Case Management Conference and Scheduling
A case management conference with the parties involved (pursuant to Section 60-216 of the Kansas Statutes) will be set up after the defendant has filed an answer. A case management conference is a meeting with the judge that will preside over the trial. It sets out a rough timeline for the litigation and is meant to make the entire process as cooperative and easy-going between the parties as possible. This meeting with the judge is generally set within 45 days of the defendant filing the answer; however, the meeting may be pushed back for special circumstances. Another purpose of the case management conference is to determine the disputed issues and facts of the case, figure out if some alternative dispute resolution will be ordered, ascertain a date for trial and create guidelines and dates for discovery. These dates and deadlines are normally not set in stone, subject to change based on the needs of the parties and the judge as the litigation progresses. A number of factors determine the date of the trial, such as how many other cases the judge has on the docket and how complex the case appears to be. So, in a larger county such as Johnson or Wyandotte, the date of the trial may not be for a year or more. With this said, even the smaller counties with lighter dockets might not be able to hear a case for at least six months.
Discovery encompasses two forms: written and non-written. Requests for production (“RFPs”) are included in written discovery and require a party to hand over documents that are “responsive” to the request. These documents can cover a wide variety of topics and there are two important factors that limit which documents are available for production: (1) the documents must be sufficiently related to an issue of the lawsuit; and (2) the document must not be protected by any Kansas recognized “privilege.” Not much argument occurs regarding the first limitation; however, it is important to note that it is a broad grant and a requesting party is allowed to documents even if the rules of evidence would not permit the documents to be used at trial. On the other hand, much contention arises out of the second limitation, privilege. Chapter 60, Article 4 of the Kansas Statutes outline the privileges recognized in Kansas. For example, exchanges between the attorney and client and documents created by the attorney in anticipation of trial are both protected.
Written discovery also includes interrogatories and these are an important component. Interrogatories (“rogs”) are defined as written question which must be answered in writing and under oath. Since the parties will be forced to give an answer regarding the specifics of the incident, interrogatories are an important part of discovery. If a party changes his or her story at trial, an attorney may present to the jury the party’s answers to the interrogatories. The same two limitations for requests for productions are also used for interrogatories. However, the Kansas Supreme Court has created an additional limitation for interrogatories. According to Rule 135, in civil cases (including personal injury cases), a party is limited to 30 interrogatories. Nonetheless, a court may allow additional interrogatories, but the requesting party must show why it needs additional interrogatories.

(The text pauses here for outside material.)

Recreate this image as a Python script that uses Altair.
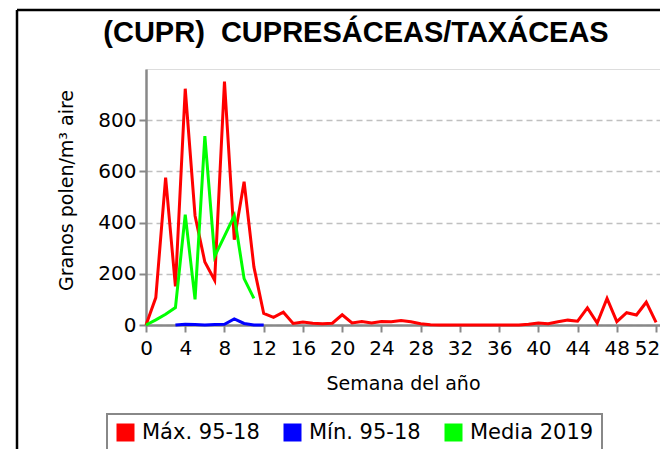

In order to serve written discovery, the party’s counsel sends a request to the opposing party and responses are due 30 days after the opposing party receives the request. In the response, the opposing party much answer or object to each request for product or interrogatory. A party may object if one of the limitations explained above is violated or if other procedural rules have violated. For example, considering the Kansas Supreme Court’s rule of allowing only 30 interrogatories, if an opposing party receives 31 interrogatories, they can object to the last interrogatory. If the opposing party fails to object, objections are waived and the party will be forced to disclose information even though it may be privileged.
The matter does not end just because a party objects. A party may press the issue if it feels like the objection was invalid. This is where having an experienced lawyer is beneficial because he or she can negotiate for information and reach agreeable disclosures. A lawyer does this by filing a motion to compel discovery. After this motion is filed, the court will hear each side and determine the merit of the objections based on the claimed privilege. Even though strategy is a big component of discovery, a lawyer cannot object just for the sake of objecting. If a lawyer does do this, the court may impose a fine (known as sanctions).
The most common and powerful form of non-written discovery is a deposition. A deposition is similar to testifying at trial. Those that may be deposed are the parties, witnesses of the incident and expert witnesses. In a deposition, the party is sworn in and must answer the opposing counsel’s questions under oath. A court reporter is present at the depositions and every word is taken down. Any of the answers may be introduced at trial so a party cannot change his or her answer at trial because a jury will find that to be inconsistent. Similar to a trial, an opposing party’s lawyer can object to conduct or questions. However, unlike a trial, depositions are more open and allow for further questioning than would be allowed at trial. Privileged information is the most common type of objections at a deposition. Furthermore, a court may force a party to answer a deposition question and may potentially punish meritless objections or inappropriate behavior.
Since discovery is a means by which information is collected and allows each party to get a grasp on how strong the case will be before a jury, discovery is sometimes known as the “trenches” of litigation. Additionally, since discovery is a period of strategy, strong experienced counsel will be able to understand the strengths and weaknesses of the case and determine the value of a claim so that a reasonable settlement can be reached.